▸ CHALLENGE:
Any picture among the records should be left out, please; retype the rest exactly.

▸ SUPPLIED MATERIAL:
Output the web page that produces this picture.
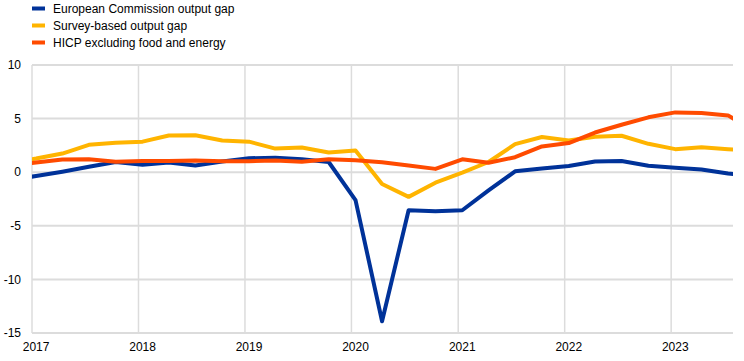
<!DOCTYPE html>
<html>
<head>
<meta charset="utf-8">
<script src="https://cdn.jsdelivr.net/npm/d3@7"></script>
<style>
  body { margin: 0; background: #fff; }
  svg { display: block; font-family: 'Liberation Sans', Arial, sans-serif; }
</style>
</head>
<body>
<div id="chart"></div>
<script>
// quarterly observations, 2016 Q4 to 2023 Q4 (edges get clipped by the plot)
const quarters = [
  '2016Q4',
  '2017Q1', '2017Q2', '2017Q3', '2017Q4',
  '2018Q1', '2018Q2', '2018Q3', '2018Q4',
  '2019Q1', '2019Q2', '2019Q3', '2019Q4',
  '2020Q1', '2020Q2', '2020Q3', '2020Q4',
  '2021Q1', '2021Q2', '2021Q3', '2021Q4',
  '2022Q1', '2022Q2', '2022Q3', '2022Q4',
  '2023Q1', '2023Q2', '2023Q3', '2023Q4',
];

const ecOutputGap = [
  -0.75,
  -0.35, 0.05, 0.5, 0.95,
  0.7, 0.9, 0.62, 1.0,
  1.3, 1.35, 1.2, 0.95,
  -2.6, -13.9, -3.55, -3.65,
  -3.55, -1.7, 0.08, 0.35,
  0.58, 1.0, 1.05, 0.6,
  0.42, 0.26, -0.12, -0.35,
];

const surveyOutputGap = [
  0.85,
  1.27, 1.74, 2.55, 2.75,
  2.85, 3.43, 3.45, 2.95,
  2.85, 2.2, 2.3, 1.84,
  2.02, -1.1, -2.3, -0.98,
  -0.04, 0.95, 2.62, 3.28,
  2.95, 3.3, 3.4, 2.65,
  2.15, 2.33, 2.14, 2.0,
];

const hicpCore = [
  0.6,
  0.9, 1.18, 1.2, 0.97,
  1.05, 1.05, 1.08, 1.03,
  1.03, 1.1, 0.97, 1.2,
  1.12, 0.92, 0.62, 0.31,
  1.2, 0.88, 1.4, 2.4,
  2.72, 3.7, 4.43, 5.12,
  5.58, 5.53, 5.3, 3.8,
];

const seriesNames = [
  'European Commission output gap',
  'Survey-based output gap',
  'HICP excluding food and energy',
];
const seriesColors = ['#003299', '#ffb400', '#ff4b00'];

const yTicks = [-15, -10, -5, 0, 5, 10];
const yearTicks = [2017, 2018, 2019, 2020, 2021, 2022, 2023];

const width = 744;
const height = 361;
const margin = { top: 65, right: 11, bottom: 28, left: 32 };

// a quarter is plotted mid-way into its first month
function quarterDate(q) {
  const year = +q.slice(0, 4);
  const qi = +q.slice(5) - 1;
  return new Date(year, qi * 3, 15);
}

const svg = d3
  .select('#chart')
  .append('svg')
  .attr('width', width)
  .attr('height', height);

const xScale = d3
  .scaleTime()
  .domain([new Date(2017, 0, 1), new Date(2023, 7, 1)])
  .range([margin.left, width - margin.right]);

const yScale = d3
  .scaleLinear()
  .domain([-15, 10])
  .range([height - margin.bottom, margin.top]);

// horizontal gridlines
svg
  .append('g')
  .selectAll('line')
  .data(yTicks)
  .enter()
  .append('line')
  .attr('x1', margin.left)
  .attr('x2', width - margin.right)
  .attr('y1', (d) => yScale(d))
  .attr('y2', (d) => yScale(d))
  .attr('stroke', '#dcdcdc')
  .attr('stroke-width', 2);

// vertical gridlines at year starts
svg
  .append('g')
  .selectAll('line')
  .data(yearTicks)
  .enter()
  .append('line')
  .attr('x1', (d) => xScale(new Date(d, 0, 1)))
  .attr('x2', (d) => xScale(new Date(d, 0, 1)))
  .attr('y1', yScale(10))
  .attr('y2', yScale(-15))
  .attr('stroke', '#dcdcdc')
  .attr('stroke-width', 1.5);

// y tick labels
svg
  .append('g')
  .selectAll('text')
  .data(yTicks)
  .enter()
  .append('text')
  .attr('x', 21)
  .attr('y', (d) => yScale(d))
  .attr('dy', '0.35em')
  .attr('text-anchor', 'end')
  .style('font-size', '12px')
  .attr('fill', '#000')
  .text((d) => d);

// x tick labels, centred on each year's first quarter
svg
  .append('g')
  .selectAll('text')
  .data(yearTicks)
  .enter()
  .append('text')
  .attr('x', (d) => xScale(quarterDate(d + 'Q1')))
  .attr('y', 351)
  .attr('text-anchor', 'middle')
  .style('font-size', '12px')
  .attr('fill', '#000')
  .text((d) => d);

svg
  .append('clipPath')
  .attr('id', 'plot-clip')
  .append('rect')
  .attr('x', margin.left)
  .attr('y', 0)
  .attr('width', width - margin.right - margin.left)
  .attr('height', height);

const seriesData = [ecOutputGap, surveyOutputGap, hicpCore];

const line = d3
  .line()
  .x((d) => xScale(d.date))
  .y((d) => yScale(d.value));

// draw in reverse legend order so the blue sits under the others? reference has red on top
const drawOrder = [0, 1, 2];
svg
  .append('g')
  .attr('clip-path', 'url(#plot-clip)')
  .selectAll('path')
  .data(drawOrder)
  .enter()
  .append('path')
  .attr('fill', 'none')
  .attr('stroke', (i) => seriesColors[i])
  .attr('stroke-width', 4)
  .attr('stroke-linejoin', 'round')
  .attr('d', (i) =>
    line(quarters.map((q, k) => ({ date: quarterDate(q), value: seriesData[i][k] })))
  );

// legend
const legend = svg
  .selectAll('.legend')
  .data(seriesNames)
  .enter()
  .append('g')
  .attr('class', 'legend')
  .attr('transform', (d, i) => `translate(32,${8.5 + i * 17})`);

legend
  .append('rect')
  .attr('x', 0)
  .attr('y', -2)
  .attr('width', 13)
  .attr('height', 4)
  .attr('fill', (d, i) => seriesColors[i]);

legend
  .append('text')
  .attr('x', 21)
  .attr('y', 0)
  .attr('dy', '0.35em')
  .style('font-size', '12px')
  .attr('fill', '#000')
  .text((d) => d);
</script>
</body>
</html>
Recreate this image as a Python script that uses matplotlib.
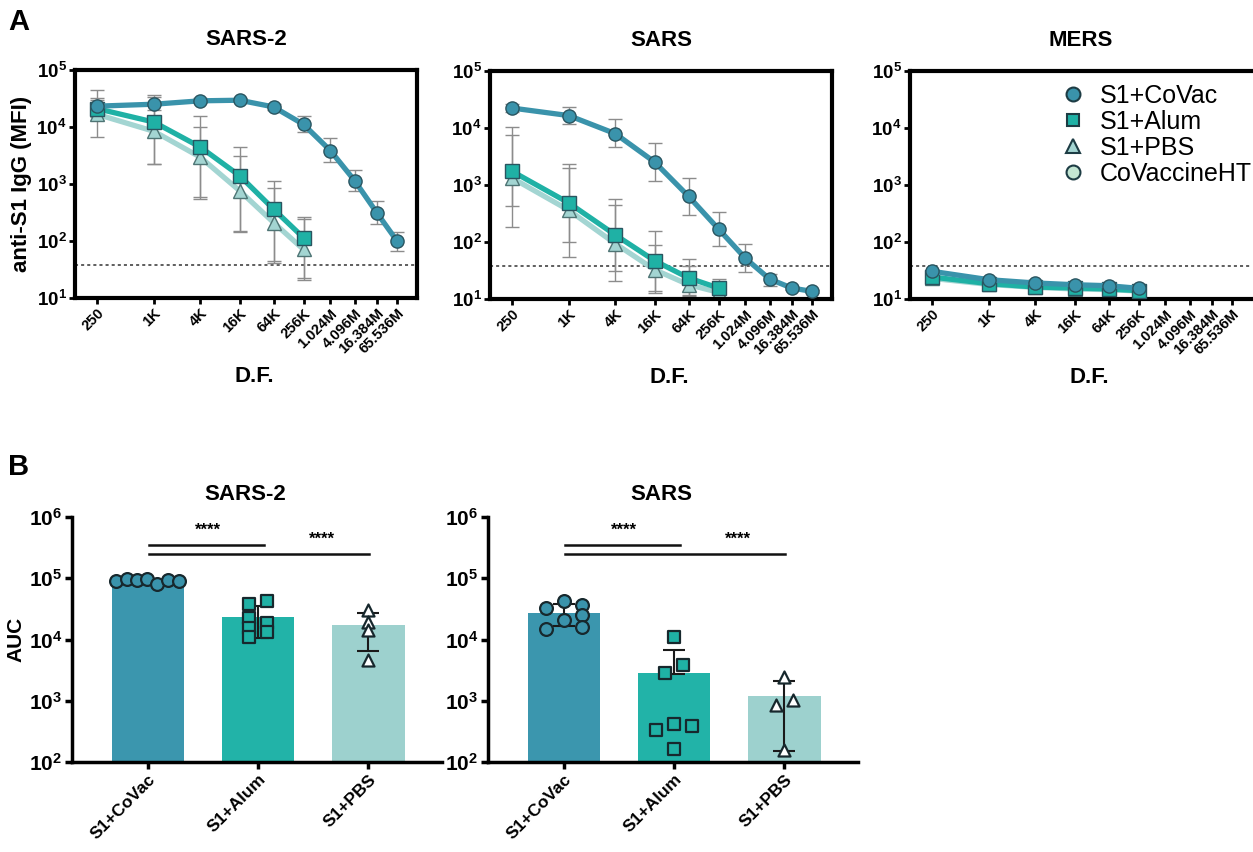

▸ ANSWER:
Output the web page that produces this picture.
<!DOCTYPE html>
<html>
<head>
<meta charset="utf-8">
<script src="https://cdn.jsdelivr.net/npm/d3@7"></script>
<style>
  body { margin: 0; background: #fff; }
  svg { display: block; font-family: 'Liberation Sans', Arial, sans-serif; }
</style>
</head>
<body>
<div id="chart"></div>
<script>
// quarterly observations, 2016 Q4 to 2023 Q4 (edges get clipped by the plot)
const quarters = [
  '2016Q4',
  '2017Q1', '2017Q2', '2017Q3', '2017Q4',
  '2018Q1', '2018Q2', '2018Q3', '2018Q4',
  '2019Q1', '2019Q2', '2019Q3', '2019Q4',
  '2020Q1', '2020Q2', '2020Q3', '2020Q4',
  '2021Q1', '2021Q2', '2021Q3', '2021Q4',
  '2022Q1', '2022Q2', '2022Q3', '2022Q4',
  '2023Q1', '2023Q2', '2023Q3', '2023Q4',
];

const ecOutputGap = [
  -0.75,
  -0.35, 0.05, 0.5, 0.95,
  0.7, 0.9, 0.62, 1.0,
  1.3, 1.35, 1.2, 0.95,
  -2.6, -13.9, -3.55, -3.65,
  -3.55, -1.7, 0.08, 0.35,
  0.58, 1.0, 1.05, 0.6,
  0.42, 0.26, -0.12, -0.35,
];

const surveyOutputGap = [
  0.85,
  1.27, 1.74, 2.55, 2.75,
  2.85, 3.43, 3.45, 2.95,
  2.85, 2.2, 2.3, 1.84,
  2.02, -1.1, -2.3, -0.98,
  -0.04, 0.95, 2.62, 3.28,
  2.95, 3.3, 3.4, 2.65,
  2.15, 2.33, 2.14, 2.0,
];

const hicpCore = [
  0.6,
  0.9, 1.18, 1.2, 0.97,
  1.05, 1.05, 1.08, 1.03,
  1.03, 1.1, 0.97, 1.2,
  1.12, 0.92, 0.62, 0.31,
  1.2, 0.88, 1.4, 2.4,
  2.72, 3.7, 4.43, 5.12,
  5.58, 5.53, 5.3, 3.8,
];

const seriesNames = [
  'European Commission output gap',
  'Survey-based output gap',
  'HICP excluding food and energy',
];
const seriesColors = ['#003299', '#ffb400', '#ff4b00'];

const yTicks = [-15, -10, -5, 0, 5, 10];
const yearTicks = [2017, 2018, 2019, 2020, 2021, 2022, 2023];

const width = 744;
const height = 361;
const margin = { top: 65, right: 11, bottom: 28, left: 32 };

// a quarter is plotted mid-way into its first month
function quarterDate(q) {
  const year = +q.slice(0, 4);
  const qi = +q.slice(5) - 1;
  return new Date(year, qi * 3, 15);
}

const svg = d3
  .select('#chart')
  .append('svg')
  .attr('width', width)
  .attr('height', height);

const xScale = d3
  .scaleTime()
  .domain([new Date(2017, 0, 1), new Date(2023, 7, 1)])
  .range([margin.left, width - margin.right]);

const yScale = d3
  .scaleLinear()
  .domain([-15, 10])
  .range([height - margin.bottom, margin.top]);

// horizontal gridlines
svg
  .append('g')
  .selectAll('line')
  .data(yTicks)
  .enter()
  .append('line')
  .attr('x1', margin.left)
  .attr('x2', width - margin.right)
  .attr('y1', (d) => yScale(d))
  .attr('y2', (d) => yScale(d))
  .attr('stroke', '#dcdcdc')
  .attr('stroke-width', 2);

// vertical gridlines at year starts
svg
  .append('g')
  .selectAll('line')
  .data(yearTicks)
  .enter()
  .append('line')
  .attr('x1', (d) => xScale(new Date(d, 0, 1)))
  .attr('x2', (d) => xScale(new Date(d, 0, 1)))
  .attr('y1', yScale(10))
  .attr('y2', yScale(-15))
  .attr('stroke', '#dcdcdc')
  .attr('stroke-width', 1.5);

// y tick labels
svg
  .append('g')
  .selectAll('text')
  .data(yTicks)
  .enter()
  .append('text')
  .attr('x', 21)
  .attr('y', (d) => yScale(d))
  .attr('dy', '0.35em')
  .attr('text-anchor', 'end')
  .style('font-size', '12px')
  .attr('fill', '#000')
  .text((d) => d);

// x tick labels, centred on each year's first quarter
svg
  .append('g')
  .selectAll('text')
  .data(yearTicks)
  .enter()
  .append('text')
  .attr('x', (d) => xScale(quarterDate(d + 'Q1')))
  .attr('y', 351)
  .attr('text-anchor', 'middle')
  .style('font-size', '12px')
  .attr('fill', '#000')
  .text((d) => d);

svg
  .append('clipPath')
  .attr('id', 'plot-clip')
  .append('rect')
  .attr('x', margin.left)
  .attr('y', 0)
  .attr('width', width - margin.right - margin.left)
  .attr('height', height);

const seriesData = [ecOutputGap, surveyOutputGap, hicpCore];

const line = d3
  .line()
  .x((d) => xScale(d.date))
  .y((d) => yScale(d.value));

// draw in reverse legend order so the blue sits under the others? reference has red on top
const drawOrder = [0, 1, 2];
svg
  .append('g')
  .attr('clip-path', 'url(#plot-clip)')
  .selectAll('path')
  .data(drawOrder)
  .enter()
  .append('path')
  .attr('fill', 'none')
  .attr('stroke', (i) => seriesColors[i])
  .attr('stroke-width', 4)
  .attr('stroke-linejoin', 'round')
  .attr('d', (i) =>
    line(quarters.map((q, k) => ({ date: quarterDate(q), value: seriesData[i][k] })))
  );

// legend
const legend = svg
  .selectAll('.legend')
  .data(seriesNames)
  .enter()
  .append('g')
  .attr('class', 'legend')
  .attr('transform', (d, i) => `translate(32,${8.5 + i * 17})`);

legend
  .append('rect')
  .attr('x', 0)
  .attr('y', -2)
  .attr('width', 13)
  .attr('height', 4)
  .attr('fill', (d, i) => seriesColors[i]);

legend
  .append('text')
  .attr('x', 21)
  .attr('y', 0)
  .attr('dy', '0.35em')
  .style('font-size', '12px')
  .attr('fill', '#000')
  .text((d) => d);
</script>
</body>
</html>
Recreate this image as a Python script that uses matplotlib.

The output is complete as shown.